In January, Singapore-based family office Praesidium Capital took part in the S$200m Series B funding round for local semiconductor company Silicon Box.

Sectors like crypto financial services, electric vehicles (EV), space tech, agritech, and gaming tech have also received funding this year, according to Singh.

Sygnum (USD$ 40m) and Oobit (USD$25m) were the top-funded companies within the crypto financial service sector, which raised US$107m in the first half of 2024, according to Traxcn data.

In the EV sector, Singh said electric truck manufacturers are the most heavily funded, with top deals including Singauto’s US$45m funding in April.

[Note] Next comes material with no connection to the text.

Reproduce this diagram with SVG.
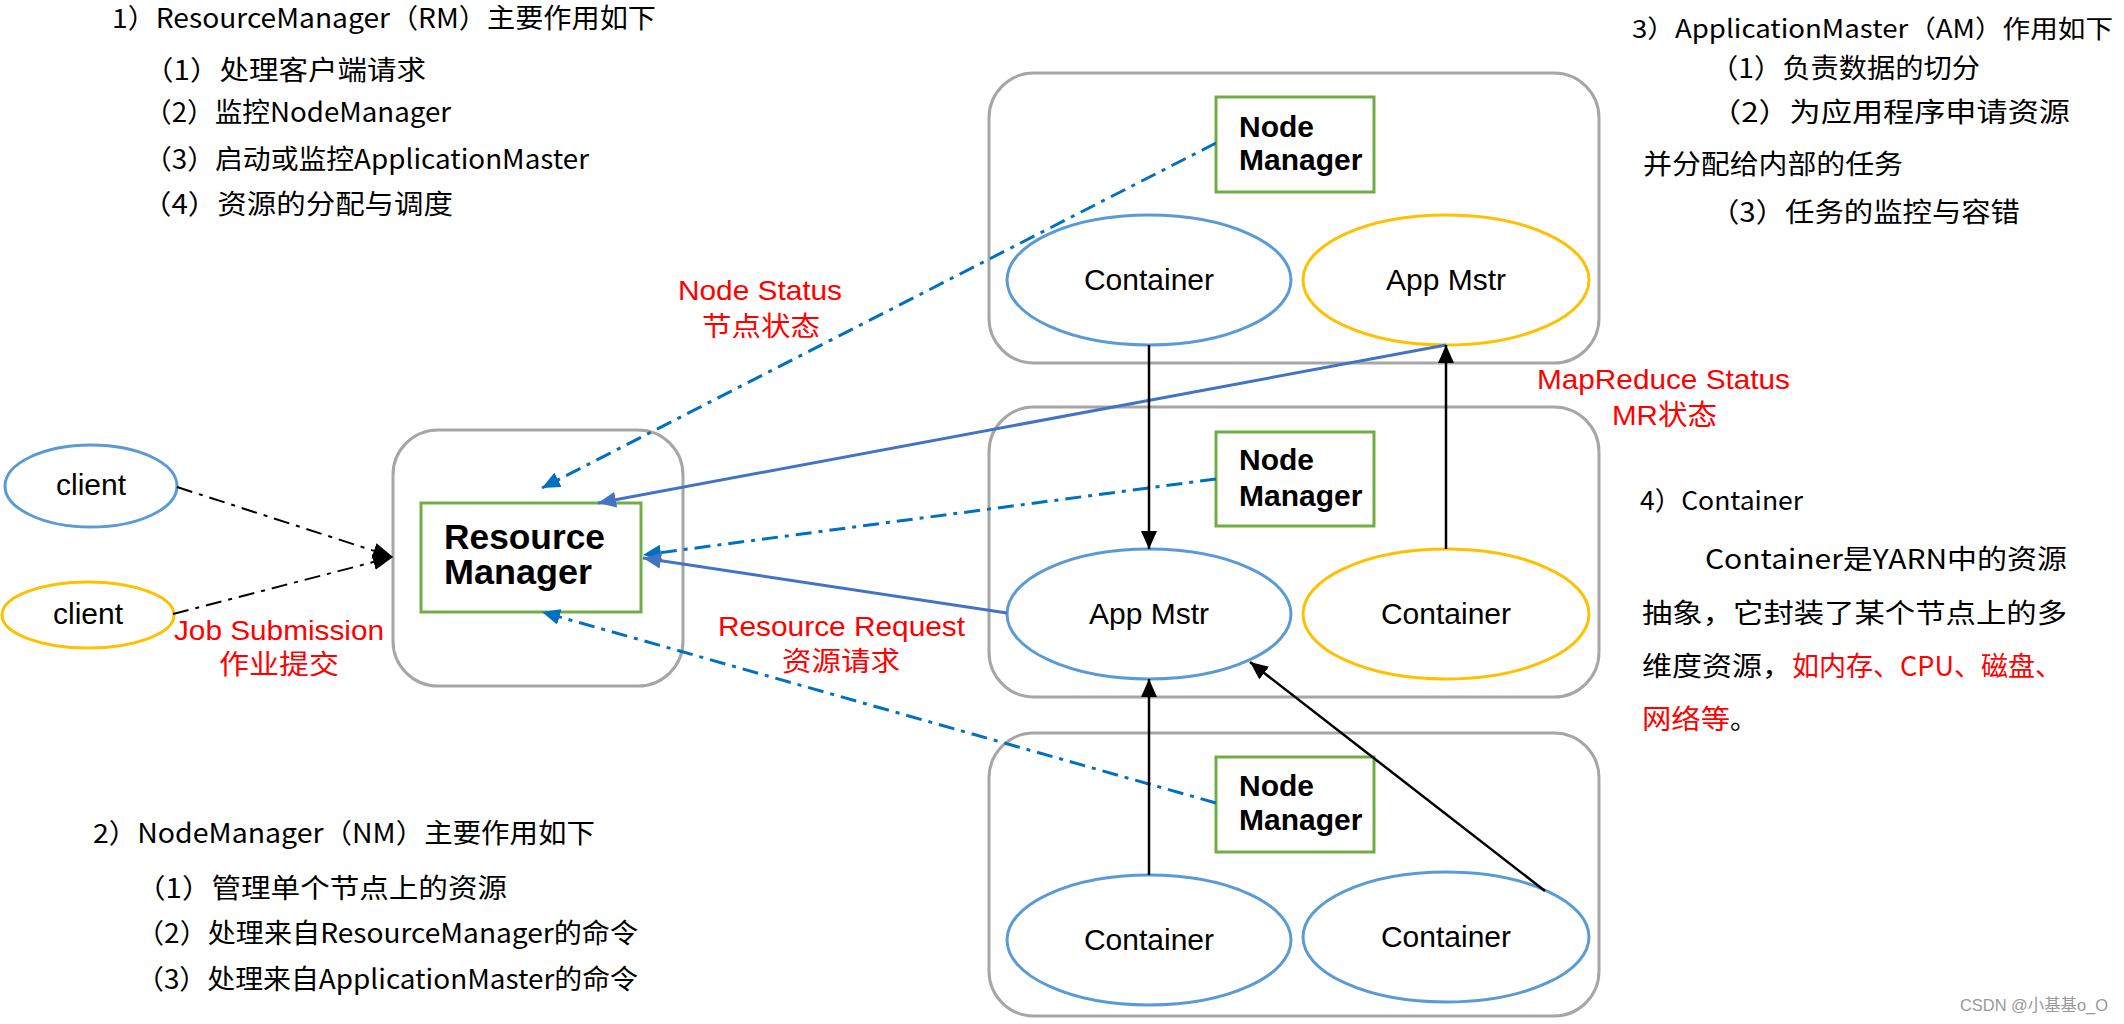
<svg xmlns="http://www.w3.org/2000/svg" width="2124" height="1024" viewBox="0 0 2124 1024">
<style>
.bg{fill:#fff}
.outer{fill:none;stroke:#a6a6a6;stroke-width:3}
.green{fill:#fff;stroke:#70ad47;stroke-width:3}
.eb{fill:none;stroke:#5b9bd5;stroke-width:3}
.eo{fill:none;stroke:#ffc000;stroke-width:3}
.desc{font-family:"Noto Sans CJK SC","Noto Sans",sans-serif;font-size:27px;fill:#000}
.red{font-family:"Liberation Sans","Noto Sans CJK SC",sans-serif;font-size:28px;fill:#ff0000}
.redc{font-family:"Noto Sans CJK SC",sans-serif;font-size:27px;fill:#ff0000}
.lbl{font-family:"Liberation Sans",Arial,sans-serif;font-size:30px;fill:#000;text-anchor:middle}
.bold{font-family:"Liberation Sans",Arial,sans-serif;font-weight:bold;fill:#000}
.blk{fill:none;stroke:#000;stroke-width:2.5}
.bsol{fill:none;stroke:#4472c4;stroke-width:3}
.bdash{fill:none;stroke:#0070c0;stroke-width:3;stroke-dasharray:16 7 4 7}
.kdash{fill:none;stroke:#000;stroke-width:2;stroke-dasharray:16 7 4 7}
</style>
<defs>
<marker id="ak" markerUnits="userSpaceOnUse" markerWidth="20" markerHeight="16" refX="18" refY="8" orient="auto"><path d="M0,0 L18,8 L0,16 z" fill="#000"/></marker>
<marker id="as" markerUnits="userSpaceOnUse" markerWidth="20" markerHeight="16" refX="18" refY="8" orient="auto"><path d="M0,0 L18,8 L0,16 z" fill="#4472c4"/></marker>
<marker id="ad" markerUnits="userSpaceOnUse" markerWidth="20" markerHeight="16" refX="18" refY="8" orient="auto"><path d="M0,0 L18,8 L0,16 z" fill="#0070c0"/></marker>
<marker id="ac" markerUnits="userSpaceOnUse" markerWidth="22" markerHeight="18" refX="20" refY="9" orient="auto"><path d="M0,1 L20,9 L0,17 z" fill="#000"/></marker>
</defs>
<rect class="bg" x="0" y="0" width="2124" height="1024"/>

<g id="text-rm">
<text class="desc" x="112" y="28" textLength="544" lengthAdjust="spacingAndGlyphs">1）ResourceManager（RM）主要作用如下</text>
<text class="desc" x="144" y="80" textLength="282" lengthAdjust="spacingAndGlyphs">（1）处理客户端请求</text>
<text class="desc" x="144" y="122" textLength="307" lengthAdjust="spacingAndGlyphs">（2）监控NodeManager</text>
<text class="desc" x="144" y="169" textLength="445" lengthAdjust="spacingAndGlyphs">（3）启动或监控ApplicationMaster</text>
<text class="desc" x="142" y="214" textLength="311" lengthAdjust="spacingAndGlyphs">（4）资源的分配与调度</text>
</g>

<g id="text-am">
<text class="desc" x="1632" y="38" style="font-size:25px" textLength="481" lengthAdjust="spacingAndGlyphs">3）ApplicationMaster（AM）作用如下</text>
<text class="desc" x="1710" y="78" textLength="270" lengthAdjust="spacingAndGlyphs">（1）负责数据的切分</text>
<text class="desc" x="1710" y="122" textLength="360" lengthAdjust="spacingAndGlyphs">（2）为应用程序申请资源</text>
<text class="desc" x="1643" y="174" textLength="260" lengthAdjust="spacingAndGlyphs">并分配给内部的任务</text>
<text class="desc" x="1710" y="222" textLength="310" lengthAdjust="spacingAndGlyphs">（3）任务的监控与容错</text>
</g>

<g id="text-container">
<text class="desc" x="1640" y="510" style="font-size:26px" textLength="163" lengthAdjust="spacingAndGlyphs">4）Container</text>
<text class="desc" x="1705" y="569" textLength="362" lengthAdjust="spacingAndGlyphs">Container是YARN中的资源</text>
<text class="desc" x="1642" y="623" textLength="425" lengthAdjust="spacingAndGlyphs">抽象，它封装了某个节点上的多</text>
<text class="desc" x="1642" y="676" textLength="150" lengthAdjust="spacingAndGlyphs">维度资源，</text>
<text class="redc" x="1792" y="676" textLength="270" lengthAdjust="spacingAndGlyphs">如内存、CPU、磁盘、</text>
<text class="redc" x="1642" y="729" textLength="88" lengthAdjust="spacingAndGlyphs">网络等</text>
<text class="desc" x="1730" y="729">。</text>
</g>

<g id="text-nm">
<text class="desc" x="93" y="843" textLength="502" lengthAdjust="spacingAndGlyphs">2）NodeManager（NM）主要作用如下</text>
<text class="desc" x="136" y="898" textLength="371" lengthAdjust="spacingAndGlyphs">（1）管理单个节点上的资源</text>
<text class="desc" x="136" y="943" textLength="502" lengthAdjust="spacingAndGlyphs">（2）处理来自ResourceManager的命令</text>
<text class="desc" x="136" y="989" textLength="502" lengthAdjust="spacingAndGlyphs">（3）处理来自ApplicationMaster的命令</text>
</g>

<g id="client1">
<ellipse class="eb" cx="91" cy="486" rx="86" ry="41"/>
<text class="lbl" x="91" y="495">client</text>
</g>
<g id="client2">
<ellipse class="eo" cx="88" cy="615" rx="86" ry="33"/>
<text class="lbl" x="88" y="624">client</text>
</g>

<g id="resource-manager">
<rect class="outer" x="393" y="430" width="290" height="256" rx="45"/>
<rect class="green" x="421" y="503" width="220" height="109"/>
<text class="bold" x="444" y="549" font-size="35" textLength="161" lengthAdjust="spacingAndGlyphs">Resource</text>
<text class="bold" x="444" y="584" font-size="35" textLength="148" lengthAdjust="spacingAndGlyphs">Manager</text>
</g>

<g id="node1">
<rect class="outer" x="989" y="73" width="610" height="290" rx="45"/>
<rect class="green" x="1216" y="97" width="158" height="95"/>
<text class="bold" x="1239" y="137" font-size="30">Node</text>
<text class="bold" x="1239" y="170" font-size="30">Manager</text>
<ellipse class="eb" cx="1149" cy="280" rx="142" ry="65"/>
<text class="lbl" x="1149" y="290">Container</text>
<ellipse class="eo" cx="1446" cy="280" rx="143" ry="65"/>
<text class="lbl" x="1446" y="290">App Mstr</text>
</g>

<g id="node2">
<rect class="outer" x="989" y="407" width="610" height="290" rx="45"/>
<rect class="green" x="1216" y="432" width="158" height="94"/>
<text class="bold" x="1239" y="470" font-size="30">Node</text>
<text class="bold" x="1239" y="506" font-size="30">Manager</text>
<ellipse class="eb" cx="1149" cy="614" rx="142" ry="65"/>
<text class="lbl" x="1149" y="624">App Mstr</text>
<ellipse class="eo" cx="1446" cy="614" rx="143" ry="65"/>
<text class="lbl" x="1446" y="624">Container</text>
</g>

<g id="node3">
<rect class="outer" x="989" y="733" width="610" height="283" rx="45"/>
<rect class="green" x="1216" y="757" width="158" height="95"/>
<text class="bold" x="1239" y="796" font-size="30">Node</text>
<text class="bold" x="1239" y="830" font-size="30">Manager</text>
<ellipse class="eb" cx="1149" cy="940" rx="142" ry="65"/>
<text class="lbl" x="1149" y="950">Container</text>
<ellipse class="eb" cx="1446" cy="937" rx="143" ry="65"/>
<text class="lbl" x="1446" y="947">Container</text>
</g>

<g id="connectors">
<line class="kdash" x1="177" y1="487" x2="393" y2="557" marker-end="url(#ac)"/>
<line class="kdash" x1="173" y1="614" x2="393" y2="557" marker-end="url(#ac)"/>
<line class="bdash" x1="1216" y1="143" x2="542" y2="488" marker-end="url(#ad)"/>
<line class="bdash" x1="1216" y1="479" x2="643" y2="555" marker-end="url(#ad)"/>
<line class="bdash" x1="1216" y1="803" x2="542" y2="612" marker-end="url(#ad)"/>
<line class="bsol" x1="1446" y1="345" x2="598" y2="503" marker-end="url(#as)"/>
<line class="bsol" x1="1007" y1="613" x2="643" y2="558" marker-end="url(#as)"/>
<line class="blk" x1="1149" y1="345" x2="1149" y2="549" marker-end="url(#ak)"/>
<line class="blk" x1="1446" y1="549" x2="1446" y2="345" marker-end="url(#ak)"/>
<line class="blk" x1="1149" y1="875" x2="1149" y2="679" marker-end="url(#ak)"/>
<line class="blk" x1="1545" y1="891" x2="1250" y2="662" marker-end="url(#ak)"/>
</g>

<g id="connector-labels">
<text class="red" x="174" y="640" textLength="210" lengthAdjust="spacingAndGlyphs">Job Submission</text>
<text class="redc" x="219" y="674" textLength="120" lengthAdjust="spacingAndGlyphs">作业提交</text>
<text class="red" x="678" y="300" textLength="164" lengthAdjust="spacingAndGlyphs">Node Status</text>
<text class="redc" x="702" y="336" textLength="118" lengthAdjust="spacingAndGlyphs">节点状态</text>
<text class="red" x="718" y="636" textLength="247" lengthAdjust="spacingAndGlyphs">Resource Request</text>
<text class="redc" x="782" y="671" textLength="118" lengthAdjust="spacingAndGlyphs">资源请求</text>
<text class="red" x="1537" y="389" textLength="253" lengthAdjust="spacingAndGlyphs">MapReduce Status</text>
<text class="red" x="1612" y="425" textLength="105" lengthAdjust="spacingAndGlyphs">MR状态</text>
</g>

<text x="1960" y="1011" font-family="Liberation Sans,Noto Sans CJK SC,sans-serif" font-size="17" fill="#999" textLength="148" lengthAdjust="spacingAndGlyphs">CSDN @小基基o_O</text>
</svg>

The space tech segment's highest funding went to in-orbit satellite maintenance, led by Infinite Orbits' US$12.9m funding, bringing the segment's half-year total to US$18.5m. The agritech sector raised US$31.8m, led by Rize and Barramundi.

Meanwhile, the gaming tech sector raised US$52.8m in the first half, led by startup k-ID's US$51m Series A funding in June.

Singh said Singapore is taking steps to support emerging industries, with initiatives like the National Quantum Strategy, which plans to invest US$219m over five years to make the city-state a quantum technology leader.

She is optimistic about the private equity market outlook for Singapore, saying the “bottom is behind us.”

Thompson said sectors linked to infrastructure, the digital economy, and renewable energy are proving to be the most resilient, not only in Singapore but also throughout Southeast Asia. He expects increased deals in 2025 especially those involving wealthy families.

Technology deals may also return.

“Some of the technology deals [have] been very quiet, but we believe that that's just a natural business cycle, and we expect to see more technology and fintech-type transactions coming forward,” Thompson added.

The KPMG partner said the Southeast Asian region stands to benefit from the increased attention being given to India, whose capital controls are likely to result in money being channelled to Southeast Asia, he added.